**RECORDED INFORMATION**
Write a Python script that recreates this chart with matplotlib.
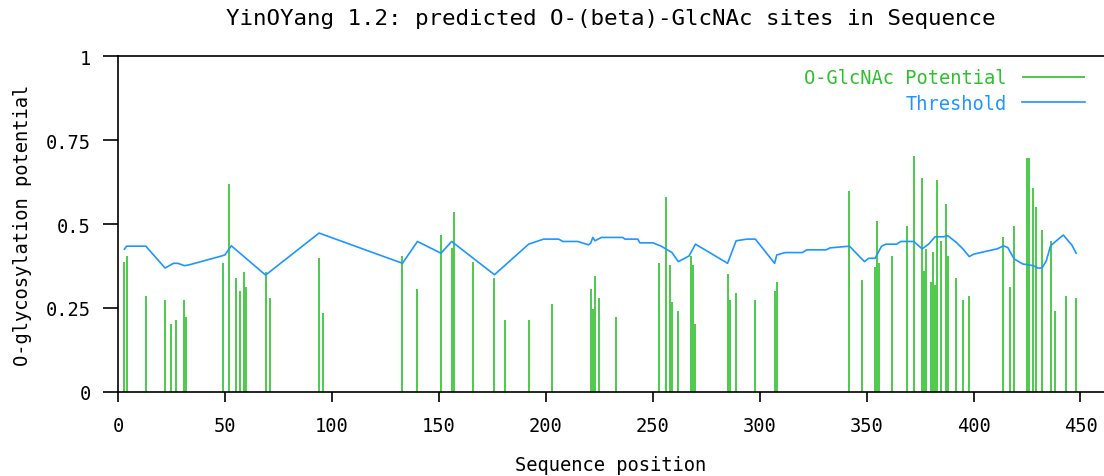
"""YinOYang O-GlcNAc prediction plot."""

from __future__ import annotations

from pathlib import Path

import matplotlib

matplotlib.use("Agg")
import matplotlib.pyplot as plt
import numpy as np

GREEN = "#2ec12e"
BLUE = "#1e96ff"

# predicted O-GlcNAc potential per site (sequence position, score)
site_positions = [
    3, 4, 13, 22, 25, 27, 31, 32, 49, 52, 55, 57, 59, 60, 69, 71, 94, 96,
    133, 140, 151, 156, 157, 166, 176, 181, 192, 203,
    221, 222, 223, 225, 233, 253, 256, 258, 259, 262, 268, 269, 270,
    285, 286, 289, 298, 307, 308,
    342, 348, 354, 355, 356, 362, 369, 372, 376, 377, 378, 380, 381, 382,
    383, 385, 387, 388, 392, 395, 398,
    414, 417, 419, 425, 426, 428, 429, 432, 436, 438, 443, 448,
]
site_potential = [
    0.386, 0.404, 0.287, 0.274, 0.202, 0.215, 0.274, 0.222, 0.384, 0.619,
    0.339, 0.300, 0.358, 0.313, 0.358, 0.281, 0.398, 0.236,
    0.404, 0.307, 0.468, 0.429, 0.535, 0.386, 0.339, 0.215, 0.215, 0.261,
    0.307, 0.247, 0.345, 0.281, 0.222, 0.385, 0.579, 0.378, 0.268, 0.242,
    0.404, 0.378, 0.203,
    0.352, 0.274, 0.294, 0.274, 0.300, 0.326,
    0.599, 0.332, 0.371, 0.508, 0.384, 0.404, 0.495, 0.703, 0.638, 0.359,
    0.426, 0.326, 0.416, 0.319, 0.632, 0.450, 0.560, 0.404, 0.339, 0.274,
    0.287,
    0.462, 0.313, 0.495, 0.696, 0.696, 0.606, 0.551, 0.482, 0.448, 0.242,
    0.287, 0.280,
]

# threshold curve (sequence position, threshold)
threshold_positions = [
    3, 4, 13, 22, 26, 28, 31, 33, 48, 50, 53, 69, 94, 133, 140, 151, 156,
    176, 192, 199, 206, 208, 215, 220, 221, 222, 223, 226, 236, 237, 243,
    244, 250, 254, 259, 262, 267, 270, 285, 289, 294, 298, 303, 307, 308,
    312, 320, 322, 331, 333, 342, 349, 351, 354, 357, 359, 364, 366, 372,
    376, 379, 382, 386, 388, 392, 395, 398, 400, 406, 411, 414, 416, 419,
    423, 428, 430, 432, 434, 436, 440, 442, 446, 448,
]
threshold_values = [
    0.425, 0.434, 0.434, 0.369, 0.383, 0.383, 0.376, 0.378, 0.404, 0.408,
    0.435, 0.348, 0.473, 0.383, 0.448, 0.413, 0.448, 0.349, 0.440, 0.455,
    0.455, 0.448, 0.448, 0.438, 0.443, 0.460, 0.450, 0.460, 0.460, 0.455,
    0.455, 0.444, 0.444, 0.434, 0.415, 0.388, 0.405, 0.440, 0.383, 0.450,
    0.455, 0.455, 0.415, 0.383, 0.408, 0.415, 0.415, 0.423, 0.423, 0.429,
    0.434, 0.388, 0.398, 0.398, 0.434, 0.440, 0.440, 0.448, 0.448, 0.426,
    0.440, 0.462, 0.462, 0.465, 0.445, 0.426, 0.403, 0.410, 0.419, 0.426,
    0.435, 0.430, 0.396, 0.381, 0.376, 0.369, 0.369, 0.390, 0.435, 0.457,
    0.467, 0.437, 0.413,
]

x_ticks = [0, 50, 100, 150, 200, 250, 300, 350, 400, 450]
y_ticks = [0, 0.25, 0.5, 0.75, 1]
y_tick_labels = ["0", "0.25", "0.5", "0.75", "1"]


def save_yinoyang_plot(path: str | Path) -> None:
    path = Path(path)
    plt.rcParams["font.family"] = ["DejaVu Sans Mono"]
    plt.rcParams["font.size"] = 13.5

    fig = plt.figure(figsize=(11.04, 4.77), dpi=100)
    ax = fig.add_axes([118 / 1104, 1 - 393 / 477, 986 / 1104, 336 / 477])

    ax.vlines(site_positions, 0, site_potential, color=GREEN, lw=1.2, label="O-GlcNAc Potential")
    ax.plot(threshold_positions, threshold_values, color=BLUE, lw=1.2, label="Threshold")

    ax.set_xlim(0, 461)
    ax.set_ylim(0, 1)
    ax.set_xticks(x_ticks)
    ax.set_yticks(y_ticks)
    ax.set_yticklabels(y_tick_labels)
    ax.tick_params(axis="x", direction="out", length=7, width=1.2, pad=10)
    ax.tick_params(axis="y", direction="out", length=10.5, width=1.2, pad=9)
    ax.spines["right"].set_visible(False)
    for side in ("left", "bottom", "top"):
        ax.spines[side].set_linewidth(1.2)

    ax.set_title("YinOYang 1.2: predicted O-(beta)-GlcNAc sites in Sequence", pad=23)
    ax.set_xlabel("Sequence position", labelpad=15)
    ax.set_ylabel("O-glycosylation potential", labelpad=10)

    ax.legend(
        loc="upper right",
        bbox_to_anchor=(0.981, 0.963),
        frameon=False,
        markerfirst=False,
        labelcolor=[GREEN, BLUE],
        borderpad=0,
        borderaxespad=0,
        handlelength=3.4,
        handletextpad=0.8,
        labelspacing=0.35,
    )

    fig.savefig(path, dpi=100)
    plt.close(fig)


if __name__ == "__main__":
    save_yinoyang_plot("out.png")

**WHAT NEEDS TO BE DONE**
Every line should be retyped exactly, with the pictures omitted.

**COMPLETED EXERCISE**
Write a Python script that recreates this chart with matplotlib.
"""YinOYang O-GlcNAc prediction plot."""

from __future__ import annotations

from pathlib import Path

import matplotlib

matplotlib.use("Agg")
import matplotlib.pyplot as plt
import numpy as np

GREEN = "#2ec12e"
BLUE = "#1e96ff"

# predicted O-GlcNAc potential per site (sequence position, score)
site_positions = [
    3, 4, 13, 22, 25, 27, 31, 32, 49, 52, 55, 57, 59, 60, 69, 71, 94, 96,
    133, 140, 151, 156, 157, 166, 176, 181, 192, 203,
    221, 222, 223, 225, 233, 253, 256, 258, 259, 262, 268, 269, 270,
    285, 286, 289, 298, 307, 308,
    342, 348, 354, 355, 356, 362, 369, 372, 376, 377, 378, 380, 381, 382,
    383, 385, 387, 388, 392, 395, 398,
    414, 417, 419, 425, 426, 428, 429, 432, 436, 438, 443, 448,
]
site_potential = [
    0.386, 0.404, 0.287, 0.274, 0.202, 0.215, 0.274, 0.222, 0.384, 0.619,
    0.339, 0.300, 0.358, 0.313, 0.358, 0.281, 0.398, 0.236,
    0.404, 0.307, 0.468, 0.429, 0.535, 0.386, 0.339, 0.215, 0.215, 0.261,
    0.307, 0.247, 0.345, 0.281, 0.222, 0.385, 0.579, 0.378, 0.268, 0.242,
    0.404, 0.378, 0.203,
    0.352, 0.274, 0.294, 0.274, 0.300, 0.326,
    0.599, 0.332, 0.371, 0.508, 0.384, 0.404, 0.495, 0.703, 0.638, 0.359,
    0.426, 0.326, 0.416, 0.319, 0.632, 0.450, 0.560, 0.404, 0.339, 0.274,
    0.287,
    0.462, 0.313, 0.495, 0.696, 0.696, 0.606, 0.551, 0.482, 0.448, 0.242,
    0.287, 0.280,
]

# threshold curve (sequence position, threshold)
threshold_positions = [
    3, 4, 13, 22, 26, 28, 31, 33, 48, 50, 53, 69, 94, 133, 140, 151, 156,
    176, 192, 199, 206, 208, 215, 220, 221, 222, 223, 226, 236, 237, 243,
    244, 250, 254, 259, 262, 267, 270, 285, 289, 294, 298, 303, 307, 308,
    312, 320, 322, 331, 333, 342, 349, 351, 354, 357, 359, 364, 366, 372,
    376, 379, 382, 386, 388, 392, 395, 398, 400, 406, 411, 414, 416, 419,
    423, 428, 430, 432, 434, 436, 440, 442, 446, 448,
]
threshold_values = [
    0.425, 0.434, 0.434, 0.369, 0.383, 0.383, 0.376, 0.378, 0.404, 0.408,
    0.435, 0.348, 0.473, 0.383, 0.448, 0.413, 0.448, 0.349, 0.440, 0.455,
    0.455, 0.448, 0.448, 0.438, 0.443, 0.460, 0.450, 0.460, 0.460, 0.455,
    0.455, 0.444, 0.444, 0.434, 0.415, 0.388, 0.405, 0.440, 0.383, 0.450,
    0.455, 0.455, 0.415, 0.383, 0.408, 0.415, 0.415, 0.423, 0.423, 0.429,
    0.434, 0.388, 0.398, 0.398, 0.434, 0.440, 0.440, 0.448, 0.448, 0.426,
    0.440, 0.462, 0.462, 0.465, 0.445, 0.426, 0.403, 0.410, 0.419, 0.426,
    0.435, 0.430, 0.396, 0.381, 0.376, 0.369, 0.369, 0.390, 0.435, 0.457,
    0.467, 0.437, 0.413,
]

x_ticks = [0, 50, 100, 150, 200, 250, 300, 350, 400, 450]
y_ticks = [0, 0.25, 0.5, 0.75, 1]
y_tick_labels = ["0", "0.25", "0.5", "0.75", "1"]


def save_yinoyang_plot(path: str | Path) -> None:
    path = Path(path)
    plt.rcParams["font.family"] = ["DejaVu Sans Mono"]
    plt.rcParams["font.size"] = 13.5

    fig = plt.figure(figsize=(11.04, 4.77), dpi=100)
    ax = fig.add_axes([118 / 1104, 1 - 393 / 477, 986 / 1104, 336 / 477])

    ax.vlines(site_positions, 0, site_potential, color=GREEN, lw=1.2, label="O-GlcNAc Potential")
    ax.plot(threshold_positions, threshold_values, color=BLUE, lw=1.2, label="Threshold")

    ax.set_xlim(0, 461)
    ax.set_ylim(0, 1)
    ax.set_xticks(x_ticks)
    ax.set_yticks(y_ticks)
    ax.set_yticklabels(y_tick_labels)
    ax.tick_params(axis="x", direction="out", length=7, width=1.2, pad=10)
    ax.tick_params(axis="y", direction="out", length=10.5, width=1.2, pad=9)
    ax.spines["right"].set_visible(False)
    for side in ("left", "bottom", "top"):
        ax.spines[side].set_linewidth(1.2)

    ax.set_title("YinOYang 1.2: predicted O-(beta)-GlcNAc sites in Sequence", pad=23)
    ax.set_xlabel("Sequence position", labelpad=15)
    ax.set_ylabel("O-glycosylation potential", labelpad=10)

    ax.legend(
        loc="upper right",
        bbox_to_anchor=(0.981, 0.963),
        frameon=False,
        markerfirst=False,
        labelcolor=[GREEN, BLUE],
        borderpad=0,
        borderaxespad=0,
        handlelength=3.4,
        handletextpad=0.8,
        labelspacing=0.35,
    )

    fig.savefig(path, dpi=100)
    plt.close(fig)


if __name__ == "__main__":
    save_yinoyang_plot("out.png")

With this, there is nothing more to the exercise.